Provided records:
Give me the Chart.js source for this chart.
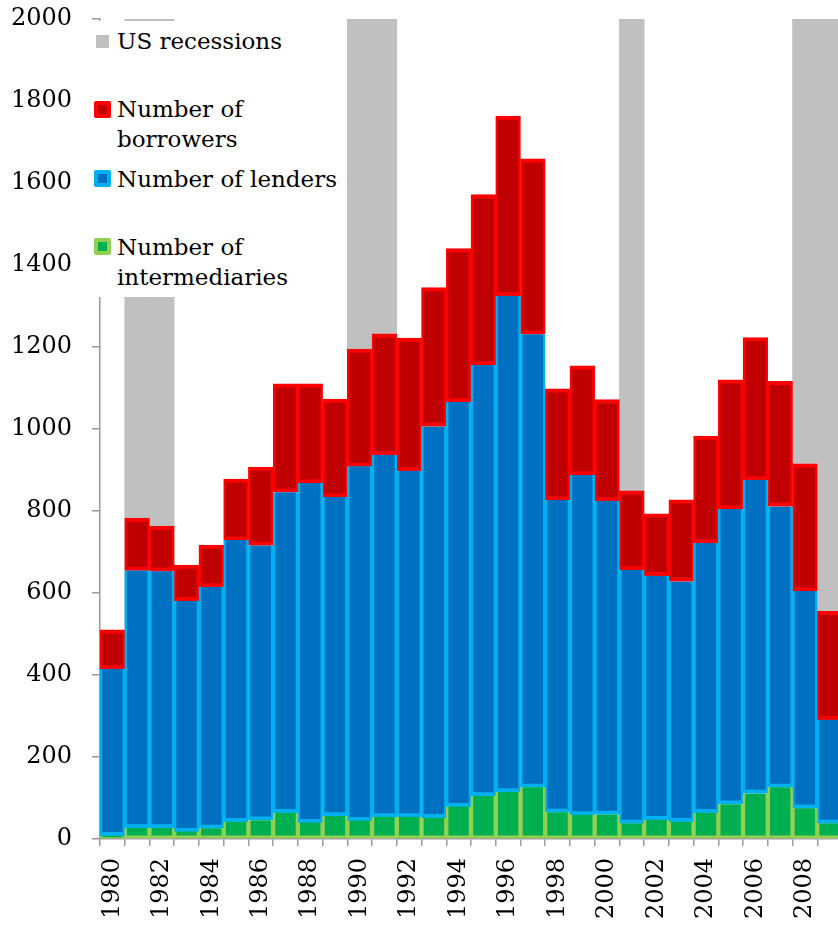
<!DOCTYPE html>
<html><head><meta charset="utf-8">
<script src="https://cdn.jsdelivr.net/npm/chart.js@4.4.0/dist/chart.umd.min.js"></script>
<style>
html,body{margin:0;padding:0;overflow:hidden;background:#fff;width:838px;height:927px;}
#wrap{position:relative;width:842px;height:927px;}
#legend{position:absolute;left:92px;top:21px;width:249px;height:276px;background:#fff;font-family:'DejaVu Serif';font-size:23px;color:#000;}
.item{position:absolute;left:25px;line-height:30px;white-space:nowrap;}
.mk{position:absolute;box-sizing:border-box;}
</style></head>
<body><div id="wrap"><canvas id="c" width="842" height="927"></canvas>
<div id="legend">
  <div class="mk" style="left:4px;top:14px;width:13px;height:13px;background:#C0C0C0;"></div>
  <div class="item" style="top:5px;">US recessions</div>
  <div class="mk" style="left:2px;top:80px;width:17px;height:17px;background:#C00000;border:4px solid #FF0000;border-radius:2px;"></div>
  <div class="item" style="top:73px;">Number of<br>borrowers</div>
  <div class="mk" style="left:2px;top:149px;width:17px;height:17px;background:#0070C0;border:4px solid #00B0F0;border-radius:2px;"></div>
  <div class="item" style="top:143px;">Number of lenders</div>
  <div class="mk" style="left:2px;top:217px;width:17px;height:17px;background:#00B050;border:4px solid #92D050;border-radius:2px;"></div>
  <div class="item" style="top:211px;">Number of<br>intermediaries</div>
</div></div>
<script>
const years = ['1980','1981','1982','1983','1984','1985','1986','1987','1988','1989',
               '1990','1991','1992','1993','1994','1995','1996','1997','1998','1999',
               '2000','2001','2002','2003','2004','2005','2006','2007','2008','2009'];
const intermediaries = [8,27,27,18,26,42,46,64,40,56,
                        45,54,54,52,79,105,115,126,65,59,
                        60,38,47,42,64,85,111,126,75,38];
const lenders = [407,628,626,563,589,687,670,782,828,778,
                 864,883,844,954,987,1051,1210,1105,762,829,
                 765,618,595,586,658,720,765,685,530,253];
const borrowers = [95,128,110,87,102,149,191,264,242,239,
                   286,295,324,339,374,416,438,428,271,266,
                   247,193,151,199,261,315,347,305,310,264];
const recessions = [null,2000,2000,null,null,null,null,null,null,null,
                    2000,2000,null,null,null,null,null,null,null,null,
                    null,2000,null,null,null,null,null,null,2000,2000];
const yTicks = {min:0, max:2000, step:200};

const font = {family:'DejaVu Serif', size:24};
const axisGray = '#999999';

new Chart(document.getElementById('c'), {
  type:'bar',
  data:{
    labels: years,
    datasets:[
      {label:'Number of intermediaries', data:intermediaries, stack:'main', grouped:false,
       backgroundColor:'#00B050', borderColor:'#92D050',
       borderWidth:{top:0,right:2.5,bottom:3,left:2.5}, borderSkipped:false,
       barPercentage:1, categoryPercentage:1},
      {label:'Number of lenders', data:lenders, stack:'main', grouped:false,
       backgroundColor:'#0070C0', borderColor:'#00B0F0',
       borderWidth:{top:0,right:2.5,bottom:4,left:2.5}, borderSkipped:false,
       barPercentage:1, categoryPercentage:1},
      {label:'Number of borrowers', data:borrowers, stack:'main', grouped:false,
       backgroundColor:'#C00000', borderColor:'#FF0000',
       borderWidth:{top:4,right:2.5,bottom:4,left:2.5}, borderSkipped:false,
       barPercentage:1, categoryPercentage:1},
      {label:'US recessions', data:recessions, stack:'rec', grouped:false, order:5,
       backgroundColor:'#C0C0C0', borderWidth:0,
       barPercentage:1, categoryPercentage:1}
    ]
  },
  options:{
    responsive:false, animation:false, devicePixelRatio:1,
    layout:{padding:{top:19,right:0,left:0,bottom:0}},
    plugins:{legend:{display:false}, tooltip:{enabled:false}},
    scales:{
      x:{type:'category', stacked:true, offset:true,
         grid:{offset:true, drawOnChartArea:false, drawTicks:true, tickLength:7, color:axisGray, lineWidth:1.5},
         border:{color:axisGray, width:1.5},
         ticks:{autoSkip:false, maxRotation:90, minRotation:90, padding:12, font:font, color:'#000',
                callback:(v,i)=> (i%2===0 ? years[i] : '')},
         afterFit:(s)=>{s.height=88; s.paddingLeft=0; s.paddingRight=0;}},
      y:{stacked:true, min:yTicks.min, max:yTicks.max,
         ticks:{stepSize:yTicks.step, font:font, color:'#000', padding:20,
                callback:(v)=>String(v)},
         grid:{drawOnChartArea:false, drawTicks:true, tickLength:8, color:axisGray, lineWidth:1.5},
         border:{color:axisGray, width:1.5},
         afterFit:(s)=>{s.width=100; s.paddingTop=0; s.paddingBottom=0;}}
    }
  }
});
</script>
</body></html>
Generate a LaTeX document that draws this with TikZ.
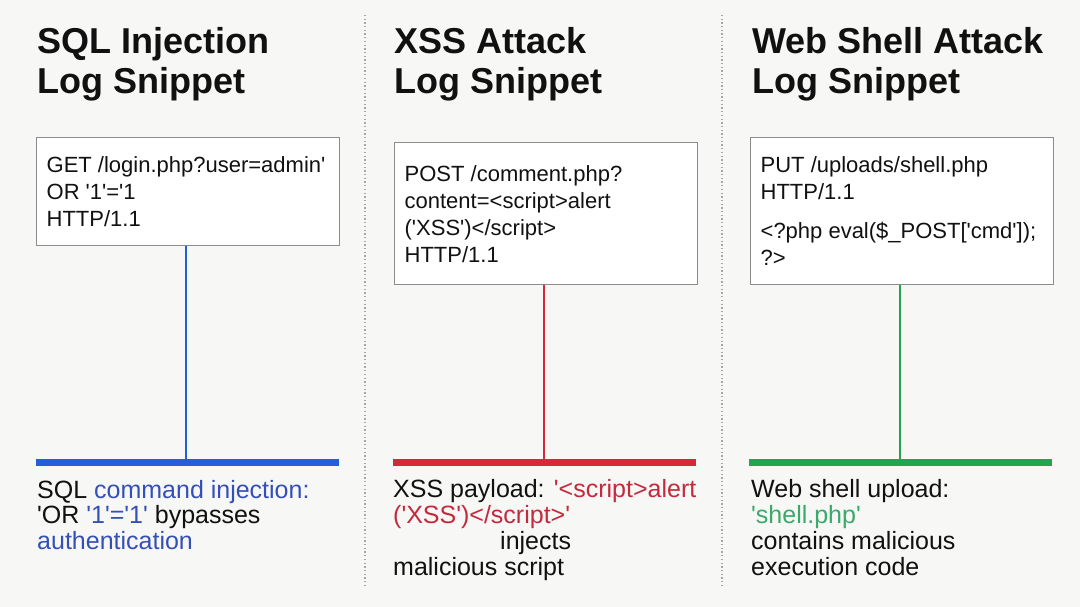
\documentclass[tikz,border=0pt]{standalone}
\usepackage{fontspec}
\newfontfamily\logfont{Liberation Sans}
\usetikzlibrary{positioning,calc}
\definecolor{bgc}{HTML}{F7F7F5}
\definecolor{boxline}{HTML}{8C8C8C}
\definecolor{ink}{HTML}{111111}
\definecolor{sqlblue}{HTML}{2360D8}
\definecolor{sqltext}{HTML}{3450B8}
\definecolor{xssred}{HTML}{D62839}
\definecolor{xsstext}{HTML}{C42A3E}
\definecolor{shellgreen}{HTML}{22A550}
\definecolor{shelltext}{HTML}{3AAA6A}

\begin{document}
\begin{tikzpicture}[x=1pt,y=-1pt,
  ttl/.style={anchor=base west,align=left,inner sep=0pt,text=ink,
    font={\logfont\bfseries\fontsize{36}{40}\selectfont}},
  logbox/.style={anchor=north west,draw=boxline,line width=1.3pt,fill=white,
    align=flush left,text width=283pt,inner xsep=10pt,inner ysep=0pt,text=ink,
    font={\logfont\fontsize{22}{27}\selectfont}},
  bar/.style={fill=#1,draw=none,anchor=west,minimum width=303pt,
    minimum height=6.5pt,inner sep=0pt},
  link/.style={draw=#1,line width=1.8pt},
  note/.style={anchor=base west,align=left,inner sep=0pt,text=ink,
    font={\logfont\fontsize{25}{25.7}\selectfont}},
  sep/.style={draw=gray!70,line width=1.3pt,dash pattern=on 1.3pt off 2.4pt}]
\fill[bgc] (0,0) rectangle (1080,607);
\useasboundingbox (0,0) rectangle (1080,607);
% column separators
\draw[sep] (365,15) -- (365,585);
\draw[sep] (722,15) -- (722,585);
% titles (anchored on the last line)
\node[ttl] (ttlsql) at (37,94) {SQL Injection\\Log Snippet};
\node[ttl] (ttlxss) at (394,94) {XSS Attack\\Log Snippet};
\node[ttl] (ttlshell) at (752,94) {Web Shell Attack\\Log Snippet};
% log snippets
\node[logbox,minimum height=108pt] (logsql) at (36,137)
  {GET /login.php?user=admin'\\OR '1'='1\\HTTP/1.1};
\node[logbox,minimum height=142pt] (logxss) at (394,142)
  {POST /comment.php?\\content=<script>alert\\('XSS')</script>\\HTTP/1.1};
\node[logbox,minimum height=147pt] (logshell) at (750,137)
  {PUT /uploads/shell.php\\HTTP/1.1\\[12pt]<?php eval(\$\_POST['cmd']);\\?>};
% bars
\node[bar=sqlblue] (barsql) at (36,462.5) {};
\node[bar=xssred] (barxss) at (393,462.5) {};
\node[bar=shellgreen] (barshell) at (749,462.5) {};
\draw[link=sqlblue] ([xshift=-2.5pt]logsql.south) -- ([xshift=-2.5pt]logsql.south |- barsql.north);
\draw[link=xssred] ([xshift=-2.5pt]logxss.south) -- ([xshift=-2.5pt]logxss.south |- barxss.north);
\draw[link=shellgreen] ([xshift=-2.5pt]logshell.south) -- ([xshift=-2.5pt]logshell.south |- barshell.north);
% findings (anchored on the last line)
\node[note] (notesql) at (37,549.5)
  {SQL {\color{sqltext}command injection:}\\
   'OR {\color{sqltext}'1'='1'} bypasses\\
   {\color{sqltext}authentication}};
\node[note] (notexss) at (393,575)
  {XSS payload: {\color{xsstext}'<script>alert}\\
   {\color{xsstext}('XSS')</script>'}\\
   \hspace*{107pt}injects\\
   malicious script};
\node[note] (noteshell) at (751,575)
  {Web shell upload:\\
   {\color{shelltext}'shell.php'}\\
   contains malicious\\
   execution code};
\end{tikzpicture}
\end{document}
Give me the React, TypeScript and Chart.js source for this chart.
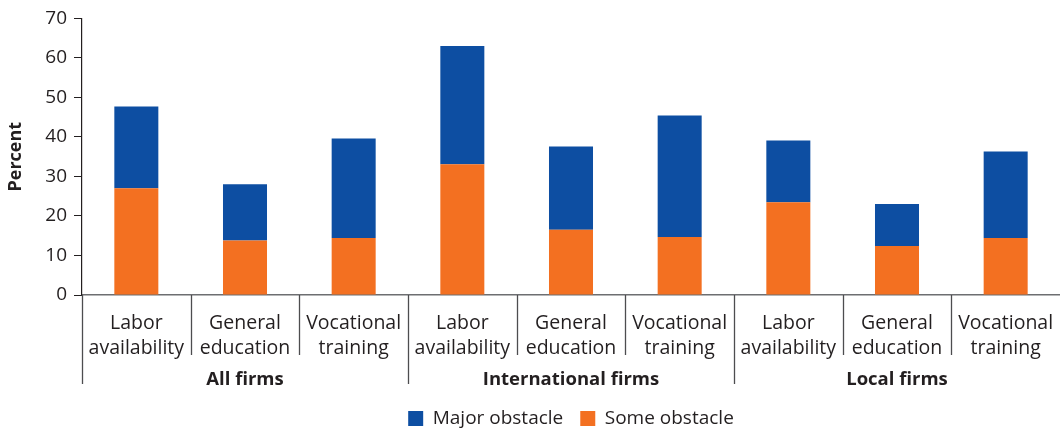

Exercise: Go through the records and pull out each line that includes the word "source".

Task response:
Give me the Chart.js source for this chart.
Give me the React, TypeScript and Chart.js source for this chart.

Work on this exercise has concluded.